Salar the Salmon

by Henry Williamson
[Atlantic Monthly Press and Little, Brown, $2.50]
IN the passing of not many years a remarkable book called Tarka the Otter (which won the Hawthornden Prize) has become what we call a classic. It does not seem possible that Henry Williamson has now written another of the same shape and spiritual stamp as to rank with the first. I submit that he has, and that Salar the Salmon — because there exist in our world more fishermen than men of otter interest—will not only take its place beside a sister book, but will claim the larger public. This is another story of Tarka’s Two Rivers that flow to the Severn Sea, a narrative so like a river in its running, and so marvelous in its detail of observation and in the poetry of its prose, that I can humbly say but two words: read it. Read it for the sinew, strength, and joyfulness of purpose in which it so dwarfs the season’s catch of neurotic novels. Mr. Williamson was three and a half years writing Tarka; he spent seven months on Salar. Yet the conception, discipline, action, and art of the two are obviously inseparable: Tarka a little easier in flow, a little more of a story; and Salar a little richer in assembly, more compressed in structure, but even fresher with fine and vital phrase.

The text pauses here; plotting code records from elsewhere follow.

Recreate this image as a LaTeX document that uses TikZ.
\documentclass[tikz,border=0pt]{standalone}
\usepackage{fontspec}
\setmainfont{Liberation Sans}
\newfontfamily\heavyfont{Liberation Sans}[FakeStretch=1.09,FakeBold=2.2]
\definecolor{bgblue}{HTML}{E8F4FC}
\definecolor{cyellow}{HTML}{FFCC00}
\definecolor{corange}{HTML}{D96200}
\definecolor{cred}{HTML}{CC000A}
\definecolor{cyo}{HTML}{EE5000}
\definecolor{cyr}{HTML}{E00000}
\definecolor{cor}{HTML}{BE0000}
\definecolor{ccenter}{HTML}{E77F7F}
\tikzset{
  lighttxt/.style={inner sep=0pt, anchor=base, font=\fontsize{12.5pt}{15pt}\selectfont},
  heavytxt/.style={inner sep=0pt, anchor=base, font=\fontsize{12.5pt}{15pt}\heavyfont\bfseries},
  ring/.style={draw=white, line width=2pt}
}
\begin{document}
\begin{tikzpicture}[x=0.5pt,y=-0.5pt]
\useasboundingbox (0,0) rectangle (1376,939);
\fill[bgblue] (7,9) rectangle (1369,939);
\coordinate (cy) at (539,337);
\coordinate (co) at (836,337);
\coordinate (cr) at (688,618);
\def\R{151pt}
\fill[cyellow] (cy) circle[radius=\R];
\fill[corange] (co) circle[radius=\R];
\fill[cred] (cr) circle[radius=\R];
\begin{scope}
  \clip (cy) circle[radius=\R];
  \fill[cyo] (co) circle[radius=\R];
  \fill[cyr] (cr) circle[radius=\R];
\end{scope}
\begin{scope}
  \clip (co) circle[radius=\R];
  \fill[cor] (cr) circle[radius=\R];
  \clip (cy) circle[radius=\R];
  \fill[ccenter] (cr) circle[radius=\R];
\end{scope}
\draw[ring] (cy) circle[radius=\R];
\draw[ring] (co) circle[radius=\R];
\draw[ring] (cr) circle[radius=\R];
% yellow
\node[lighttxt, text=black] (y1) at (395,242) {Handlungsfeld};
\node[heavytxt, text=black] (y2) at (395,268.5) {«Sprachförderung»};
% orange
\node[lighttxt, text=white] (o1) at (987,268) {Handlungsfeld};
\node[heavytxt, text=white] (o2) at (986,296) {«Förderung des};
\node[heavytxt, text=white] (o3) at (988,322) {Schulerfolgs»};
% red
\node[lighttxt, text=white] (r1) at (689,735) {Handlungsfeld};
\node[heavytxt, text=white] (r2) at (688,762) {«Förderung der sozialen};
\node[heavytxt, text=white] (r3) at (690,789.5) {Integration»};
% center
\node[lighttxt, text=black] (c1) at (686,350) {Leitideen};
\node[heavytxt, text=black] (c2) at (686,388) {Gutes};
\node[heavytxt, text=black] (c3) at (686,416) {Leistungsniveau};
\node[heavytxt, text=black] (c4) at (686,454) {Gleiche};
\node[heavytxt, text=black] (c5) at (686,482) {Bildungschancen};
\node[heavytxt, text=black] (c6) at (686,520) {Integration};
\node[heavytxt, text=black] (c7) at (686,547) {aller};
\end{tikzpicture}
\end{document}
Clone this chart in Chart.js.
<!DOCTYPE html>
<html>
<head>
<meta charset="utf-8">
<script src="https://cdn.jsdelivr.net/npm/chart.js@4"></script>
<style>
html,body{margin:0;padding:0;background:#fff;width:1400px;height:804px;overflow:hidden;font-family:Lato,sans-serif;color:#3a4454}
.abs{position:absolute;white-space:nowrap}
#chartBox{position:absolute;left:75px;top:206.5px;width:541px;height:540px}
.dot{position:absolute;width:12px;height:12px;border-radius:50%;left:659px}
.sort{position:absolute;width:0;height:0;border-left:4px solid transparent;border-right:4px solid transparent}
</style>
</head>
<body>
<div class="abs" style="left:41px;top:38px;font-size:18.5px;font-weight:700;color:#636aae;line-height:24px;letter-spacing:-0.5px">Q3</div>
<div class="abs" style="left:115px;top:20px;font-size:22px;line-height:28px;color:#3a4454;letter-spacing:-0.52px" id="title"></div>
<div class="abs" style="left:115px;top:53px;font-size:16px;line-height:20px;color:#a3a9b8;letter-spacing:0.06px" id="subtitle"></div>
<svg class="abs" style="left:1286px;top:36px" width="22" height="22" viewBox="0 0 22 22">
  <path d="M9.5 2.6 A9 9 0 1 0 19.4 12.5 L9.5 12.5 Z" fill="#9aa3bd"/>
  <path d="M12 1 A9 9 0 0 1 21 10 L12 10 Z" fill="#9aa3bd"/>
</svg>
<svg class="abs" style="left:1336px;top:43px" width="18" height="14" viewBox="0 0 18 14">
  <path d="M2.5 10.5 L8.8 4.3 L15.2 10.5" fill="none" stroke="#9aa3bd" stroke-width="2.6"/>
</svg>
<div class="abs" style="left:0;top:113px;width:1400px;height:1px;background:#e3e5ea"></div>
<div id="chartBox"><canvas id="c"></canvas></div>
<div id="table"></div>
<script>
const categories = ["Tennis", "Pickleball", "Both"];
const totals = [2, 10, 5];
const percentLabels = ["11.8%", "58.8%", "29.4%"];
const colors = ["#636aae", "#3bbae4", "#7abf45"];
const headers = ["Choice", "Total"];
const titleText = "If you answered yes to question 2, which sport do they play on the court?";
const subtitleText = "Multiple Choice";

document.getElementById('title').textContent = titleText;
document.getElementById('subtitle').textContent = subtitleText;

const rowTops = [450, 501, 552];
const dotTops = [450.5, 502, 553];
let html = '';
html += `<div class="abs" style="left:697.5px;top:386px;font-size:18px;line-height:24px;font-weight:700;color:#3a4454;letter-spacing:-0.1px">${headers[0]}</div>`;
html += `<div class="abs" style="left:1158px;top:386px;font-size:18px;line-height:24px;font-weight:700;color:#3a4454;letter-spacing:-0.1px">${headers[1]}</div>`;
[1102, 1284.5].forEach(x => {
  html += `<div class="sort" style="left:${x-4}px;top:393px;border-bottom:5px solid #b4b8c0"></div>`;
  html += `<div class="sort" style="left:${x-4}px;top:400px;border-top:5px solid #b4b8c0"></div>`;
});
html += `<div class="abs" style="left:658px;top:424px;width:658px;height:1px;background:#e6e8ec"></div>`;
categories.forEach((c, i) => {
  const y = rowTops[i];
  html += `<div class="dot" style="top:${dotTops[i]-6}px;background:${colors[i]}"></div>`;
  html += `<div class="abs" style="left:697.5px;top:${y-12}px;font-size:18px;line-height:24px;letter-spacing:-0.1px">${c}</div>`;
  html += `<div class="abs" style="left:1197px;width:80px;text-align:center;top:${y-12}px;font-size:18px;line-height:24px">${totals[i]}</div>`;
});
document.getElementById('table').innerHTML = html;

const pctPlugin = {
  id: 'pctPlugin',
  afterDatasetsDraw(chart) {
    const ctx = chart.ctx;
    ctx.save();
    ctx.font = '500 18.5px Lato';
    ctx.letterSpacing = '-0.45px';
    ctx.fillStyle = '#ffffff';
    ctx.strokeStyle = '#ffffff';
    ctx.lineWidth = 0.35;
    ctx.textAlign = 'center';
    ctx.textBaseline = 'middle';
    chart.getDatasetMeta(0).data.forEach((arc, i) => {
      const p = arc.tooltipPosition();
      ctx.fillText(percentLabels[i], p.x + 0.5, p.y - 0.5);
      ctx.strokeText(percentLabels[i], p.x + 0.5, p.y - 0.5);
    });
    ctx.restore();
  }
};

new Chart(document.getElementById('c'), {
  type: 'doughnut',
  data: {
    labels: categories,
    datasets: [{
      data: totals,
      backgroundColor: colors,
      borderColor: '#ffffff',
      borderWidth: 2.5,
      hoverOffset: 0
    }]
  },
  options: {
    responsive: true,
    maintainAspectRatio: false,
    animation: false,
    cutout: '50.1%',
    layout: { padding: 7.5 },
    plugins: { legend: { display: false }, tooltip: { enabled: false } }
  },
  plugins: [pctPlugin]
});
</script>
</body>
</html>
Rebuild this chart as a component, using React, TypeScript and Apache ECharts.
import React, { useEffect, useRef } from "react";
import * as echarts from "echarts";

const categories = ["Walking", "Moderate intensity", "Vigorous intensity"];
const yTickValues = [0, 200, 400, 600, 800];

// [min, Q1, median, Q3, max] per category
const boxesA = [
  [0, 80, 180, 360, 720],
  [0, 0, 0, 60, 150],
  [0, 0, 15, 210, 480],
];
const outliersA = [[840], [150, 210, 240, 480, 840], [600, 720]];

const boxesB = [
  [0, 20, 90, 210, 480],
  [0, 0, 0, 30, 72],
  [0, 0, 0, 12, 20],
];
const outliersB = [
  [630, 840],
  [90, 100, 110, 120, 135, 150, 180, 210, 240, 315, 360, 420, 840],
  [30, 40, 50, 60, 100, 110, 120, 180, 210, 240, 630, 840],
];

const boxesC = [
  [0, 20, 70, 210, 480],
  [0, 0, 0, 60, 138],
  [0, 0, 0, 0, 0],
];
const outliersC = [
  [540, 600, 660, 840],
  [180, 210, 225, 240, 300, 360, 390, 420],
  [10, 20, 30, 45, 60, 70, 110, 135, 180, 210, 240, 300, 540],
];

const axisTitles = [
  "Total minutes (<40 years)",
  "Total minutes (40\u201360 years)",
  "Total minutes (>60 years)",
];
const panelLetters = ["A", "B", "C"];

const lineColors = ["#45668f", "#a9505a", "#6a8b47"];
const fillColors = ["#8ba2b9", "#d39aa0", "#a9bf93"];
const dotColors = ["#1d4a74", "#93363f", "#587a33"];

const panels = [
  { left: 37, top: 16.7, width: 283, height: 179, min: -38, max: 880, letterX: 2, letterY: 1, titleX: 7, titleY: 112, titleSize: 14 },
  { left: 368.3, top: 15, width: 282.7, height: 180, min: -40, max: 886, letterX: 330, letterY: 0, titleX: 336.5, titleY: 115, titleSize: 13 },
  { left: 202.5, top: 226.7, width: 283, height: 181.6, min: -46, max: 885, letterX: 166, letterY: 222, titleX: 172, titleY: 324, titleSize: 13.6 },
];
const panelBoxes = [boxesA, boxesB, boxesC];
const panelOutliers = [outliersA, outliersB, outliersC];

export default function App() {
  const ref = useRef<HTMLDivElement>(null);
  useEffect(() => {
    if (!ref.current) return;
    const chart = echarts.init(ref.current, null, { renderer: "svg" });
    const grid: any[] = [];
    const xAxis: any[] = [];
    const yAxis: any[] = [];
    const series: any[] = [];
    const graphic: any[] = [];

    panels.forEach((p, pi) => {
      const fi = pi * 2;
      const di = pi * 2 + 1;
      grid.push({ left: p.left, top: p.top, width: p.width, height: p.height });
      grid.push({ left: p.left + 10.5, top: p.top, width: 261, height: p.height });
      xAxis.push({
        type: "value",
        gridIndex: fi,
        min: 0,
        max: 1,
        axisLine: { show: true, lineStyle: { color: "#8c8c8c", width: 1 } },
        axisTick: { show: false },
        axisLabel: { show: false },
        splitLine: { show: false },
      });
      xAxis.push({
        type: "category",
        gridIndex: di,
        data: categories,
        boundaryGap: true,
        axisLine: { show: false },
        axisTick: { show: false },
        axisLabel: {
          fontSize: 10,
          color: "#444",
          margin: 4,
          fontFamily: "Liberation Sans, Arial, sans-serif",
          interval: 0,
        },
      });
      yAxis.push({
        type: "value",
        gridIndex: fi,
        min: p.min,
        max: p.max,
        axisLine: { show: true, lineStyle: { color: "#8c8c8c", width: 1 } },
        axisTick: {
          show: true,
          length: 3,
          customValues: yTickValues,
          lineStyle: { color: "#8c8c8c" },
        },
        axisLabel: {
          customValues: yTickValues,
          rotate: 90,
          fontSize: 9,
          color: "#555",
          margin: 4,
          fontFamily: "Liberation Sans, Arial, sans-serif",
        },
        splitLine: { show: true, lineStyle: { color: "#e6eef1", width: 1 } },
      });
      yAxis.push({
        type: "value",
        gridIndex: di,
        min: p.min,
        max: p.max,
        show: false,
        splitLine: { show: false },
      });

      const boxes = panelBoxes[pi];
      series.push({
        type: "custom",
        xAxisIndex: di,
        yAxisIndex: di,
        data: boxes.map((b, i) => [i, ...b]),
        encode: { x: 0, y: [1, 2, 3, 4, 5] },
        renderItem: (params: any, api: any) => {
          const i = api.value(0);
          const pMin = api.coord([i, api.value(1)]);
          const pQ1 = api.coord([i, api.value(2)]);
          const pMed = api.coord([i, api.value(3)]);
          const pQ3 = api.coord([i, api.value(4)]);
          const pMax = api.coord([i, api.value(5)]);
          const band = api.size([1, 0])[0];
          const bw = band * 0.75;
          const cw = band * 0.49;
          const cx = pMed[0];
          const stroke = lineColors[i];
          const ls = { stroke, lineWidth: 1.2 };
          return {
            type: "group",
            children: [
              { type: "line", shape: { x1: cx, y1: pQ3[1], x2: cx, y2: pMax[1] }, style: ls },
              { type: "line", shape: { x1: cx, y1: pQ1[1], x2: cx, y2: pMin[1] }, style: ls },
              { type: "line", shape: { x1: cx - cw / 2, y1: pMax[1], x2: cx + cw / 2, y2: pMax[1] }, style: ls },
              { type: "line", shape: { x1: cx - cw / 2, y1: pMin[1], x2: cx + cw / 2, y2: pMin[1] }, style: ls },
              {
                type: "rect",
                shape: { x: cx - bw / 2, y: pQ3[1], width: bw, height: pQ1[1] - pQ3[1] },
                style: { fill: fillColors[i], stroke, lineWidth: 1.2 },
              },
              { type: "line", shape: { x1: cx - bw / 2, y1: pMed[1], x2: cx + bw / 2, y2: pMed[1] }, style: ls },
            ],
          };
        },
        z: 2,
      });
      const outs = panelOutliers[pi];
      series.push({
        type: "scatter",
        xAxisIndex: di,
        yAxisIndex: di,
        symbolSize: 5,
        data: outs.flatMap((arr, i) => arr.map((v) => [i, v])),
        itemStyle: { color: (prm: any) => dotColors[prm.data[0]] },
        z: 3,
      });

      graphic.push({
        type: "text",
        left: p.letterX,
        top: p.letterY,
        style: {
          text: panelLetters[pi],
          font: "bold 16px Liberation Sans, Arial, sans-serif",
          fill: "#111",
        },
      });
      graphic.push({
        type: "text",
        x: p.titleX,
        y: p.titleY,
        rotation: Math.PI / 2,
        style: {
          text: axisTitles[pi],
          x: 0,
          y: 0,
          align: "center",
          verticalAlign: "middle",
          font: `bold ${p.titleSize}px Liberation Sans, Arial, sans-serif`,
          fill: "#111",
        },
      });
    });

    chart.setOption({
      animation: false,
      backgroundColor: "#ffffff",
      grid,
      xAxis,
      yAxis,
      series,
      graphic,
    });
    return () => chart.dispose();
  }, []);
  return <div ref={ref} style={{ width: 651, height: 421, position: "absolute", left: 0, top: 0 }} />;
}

It is inevitable that the two books should be spoken of together. And it is a curious and skillful thing that in retracing somewhat the same ground and river contours Mr. Williamson can shift our sympathy from the otters which ate the salmon to the salmon that flee the otters. Tarka we knew from birth to death; Salar is five years old when he enters the estuary from the Atlantic, with two years of river and three of sea life behind him. His biography covers the sixth year of his kelthood, and his adventures from the reef of seals and coastal shallows to the headwaters of the stream and the spawning bed in Fireplay Pool. It is said that Mr. Williamson in his own West Country has spent thousands of hours in the study of the ways of salmon. As a boy I lived for several years by one of the great Chinook rivers of Oregon, where I witnessed things variably akin to this; and looking back I am only the more amazed that one man can have observed so much. It is river existence to read his book. You do not read: you live with Salar, with Gralaks the grilse, with Trutta the old sea trout, with Nog the heron, and with Shiner the sometime poacher of Devonshire dialect and gentle understanding. The book is imaginatively illustrated by C. F. Tunuicliffe.
Many notes on the flyleaf of my Tarka reminded me that in Salar I should meet again not only an enchanting and personal style but a special vocabulary of Saxon, Roman, and water-gliddery words. But let me say that these are never words to dazzle, but sudden, apt, and arresting, as are the author’s names of flies and creatures: the grilse Gleisdyn, Libellula the dragonfly, Danica the mayfly, Nirra the bat, Cœlebs (the bachelor) the chaffinch. And also these are no child-book names, but a part of the Williamson half-mythical mythology. Other words occur with a strange, gravelly brightness: shillets, scriddicks, leat, dimmit, kype, dapp, alevin, and stannic. ‘ The needle-notes of mice,’‘rising to fall vanishing,’ such beautiful botanics as ‘hemp agrimony, hart’s-tongue ferns, water-violets, and yellow flowers of mimulus at the edges of rock and river’: such is the run of the book. It is finished observance, finished thinking, and finished writing. I admire in Mr. Williamson the completeness of all minor histories moving through the major. His mayfly chapter alone surpasses the famous passage in Maeterlinck. He is like the water-ousel he described so valiantly in Tarka: ’As he flew he sang, sipping his song from the stones and the water.’